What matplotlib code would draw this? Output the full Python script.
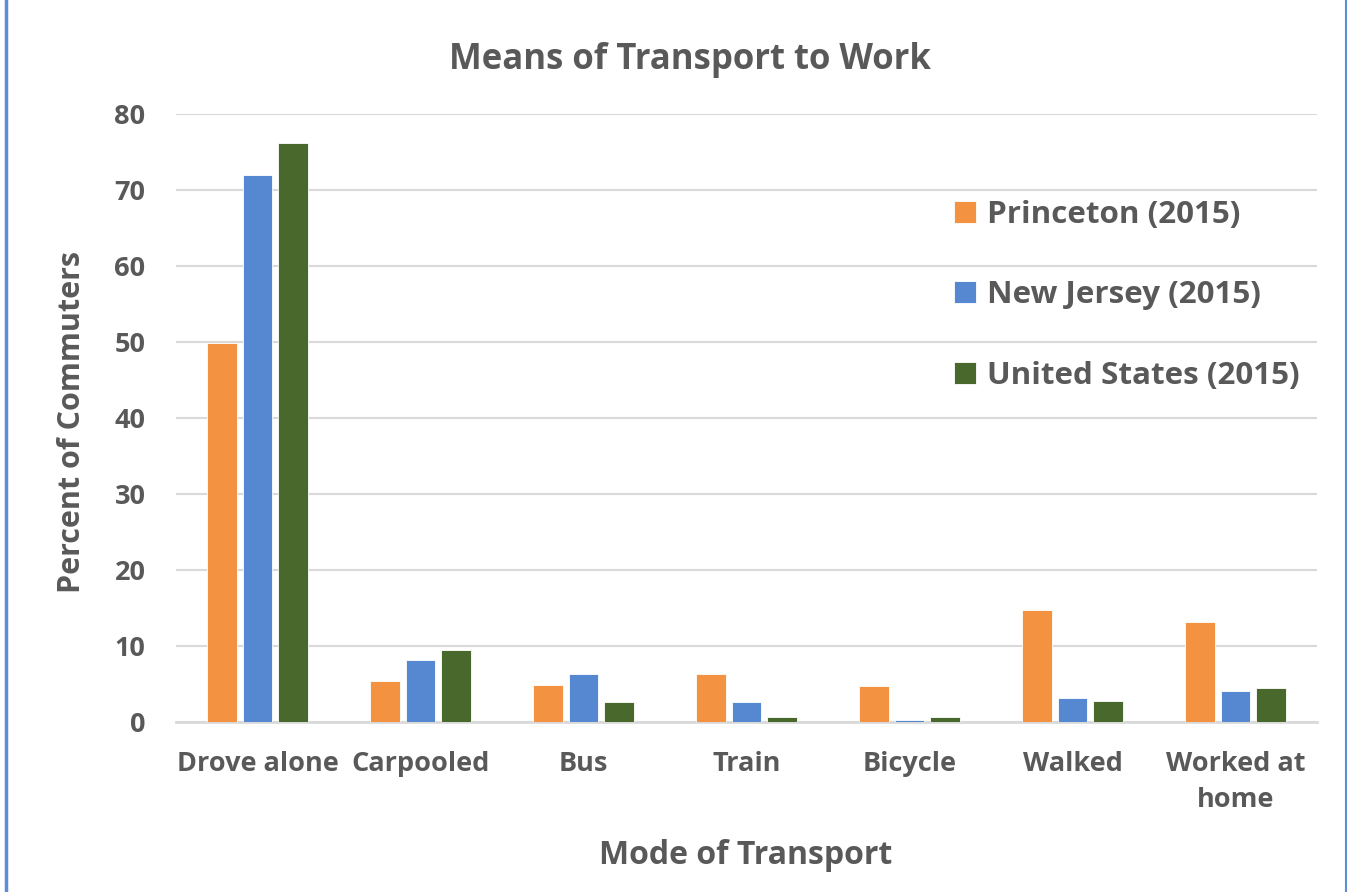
import numpy as np
import matplotlib
matplotlib.use('Agg')
import matplotlib.pyplot as plt
from matplotlib.lines import Line2D

# data
modes = ['Drove alone', 'Carpooled', 'Bus', 'Train', 'Bicycle', 'Walked', 'Worked at\nhome']
princeton = [49.9, 5.4, 4.9, 6.3, 4.8, 14.7, 13.2]
new_jersey = [72.0, 8.2, 6.3, 2.6, 0.3, 3.2, 4.1]
united_states = [76.2, 9.5, 2.6, 0.6, 0.6, 2.8, 4.5]
series_names = ['Princeton (2015)', 'New Jersey (2015)', 'United States (2015)']
colors = ['#F39240', '#5588D1', '#48682C']
yticks = [0, 10, 20, 30, 40, 50, 60, 70, 80]

txt = '#595959'
plt.rcParams['font.family'] = ['Open Sans', 'DejaVu Sans']
plt.rcParams['font.weight'] = 'bold'

fig = plt.figure(figsize=(13.5, 8.92), dpi=100)
ax = fig.add_axes([176/1350, 1-722/892, (1317-176)/1350, (722-114)/892])

x = np.arange(len(modes))
w = 0.184
step = 0.215
for i, vals in enumerate([princeton, new_jersey, united_states]):
    ax.bar(x + (i-1)*step, vals, width=w, color=colors[i], edgecolor='white',
           linewidth=0.6, label=series_names[i], zorder=3)

ax.set_xlim(-0.5, len(modes)-0.5)
ax.set_ylim(0, 80)
ax.set_yticks(yticks)
ax.set_xticks(x)
ax.set_xticklabels(modes, fontsize=19.5, color=txt, fontweight='bold', linespacing=1.5)
ax.set_yticklabels([str(t) for t in yticks], fontsize=19.5, color=txt, fontweight='bold')
ax.tick_params(length=0)
ax.tick_params(axis='x', pad=21)
ax.tick_params(axis='y', pad=22)
ax.grid(axis='y', color='#D9D9D9', linewidth=1.5, zorder=0)
for s in ['top', 'right', 'left']:
    ax.spines[s].set_visible(False)
ax.spines['bottom'].set_color('#D9D9D9')
ax.spines['bottom'].set_linewidth(2)

fig.text(690/1350, 1-60/892, 'Means of Transport to Work', ha='center', va='center',
         fontsize=25, color=txt, fontweight='bold')
fig.text(72/1350, 1-422/892, 'Percent of Commuters', ha='center', va='center', rotation=90,
         fontsize=22, color=txt, fontweight='bold')
fig.text(746/1350, 1-855/892, 'Mode of Transport', ha='center', va='center',
         fontsize=23, color=txt, fontweight='bold')

leg = ax.legend(loc='upper left', bbox_to_anchor=((926-176)/(1317-176), (722-172)/(722-114)),
                frameon=False, fontsize=22.6, labelcolor=txt, handlelength=0.7, handleheight=0.7,
                handletextpad=0.35, labelspacing=1.6)
for t in leg.get_texts():
    t.set_fontweight('bold')

fig.add_artist(Line2D([6/1350, 6/1350], [0, 1], color='#5B8ED6', linewidth=2.5))
fig.add_artist(Line2D([1346/1350, 1346/1350], [0, 1], color='#5B8ED6', linewidth=1.5))

fig.savefig('out.png', dpi=100)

Work to do →
Repeat the lines of the listing above verbatim, beginning at its first line and ending at the line containing "from matplotlib.lines import Line2D", which is included. Omit pictures.

Exercise result →
What matplotlib code would draw this? Output the full Python script.
import numpy as np
import matplotlib
matplotlib.use('Agg')
import matplotlib.pyplot as plt
from matplotlib.lines import Line2D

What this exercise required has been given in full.